Early reports say that “The Interview” earned over $1,000,000 on just 250-300 screens. Impressive. That’s more per screen than I would have expected it to earn on ten-15times that many screens, which would have been a normal opening, a $20-30 million weekend would have been a big win for Sony, even before the hack. But it wouldn’t have made nearly that much without all this buzz. It’s also huge on Youtube and the other streaming sites that released it VOD. But people who watched it at home were lazy and curious. They weren’t supporting the small businesses — indie theaters — under threat. They were padding the bottom line of a company that took a huge business hit but acted rather cravenly when its back was up against the wall.
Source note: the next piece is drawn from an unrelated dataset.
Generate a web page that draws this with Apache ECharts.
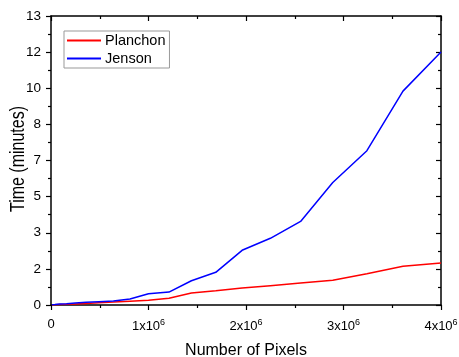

Regal, AMC and Sony could learn from this experience. As shocking and costly as this was, and not really anything they could have anticipated, I was dismayed, start to finish, by Sony’s reaction to their corporate crisis, and by the lack of soul searching by media entities in gobbling up those “leaks” from the Sony data dump (Who exactly was the intermediary, I wonder? The facilitator of all this personal stuff getting to Gawker, Gannett and CBS?).
I even thought of Sony as I watched Universal’s Xmas Day release “Unbroken” last week. A movie about a WWII POW, it shows haggard, tortured Louis Zamperini in Japanese hands the day WWII ended. Not that the Japanese admitted they surrendered. No more than Japanese Sony Corp did just last week.
So if you see “The Interview,” and if you liked “This is The End,” you should, see it in a THEATER. They’re the ones who deserve your support.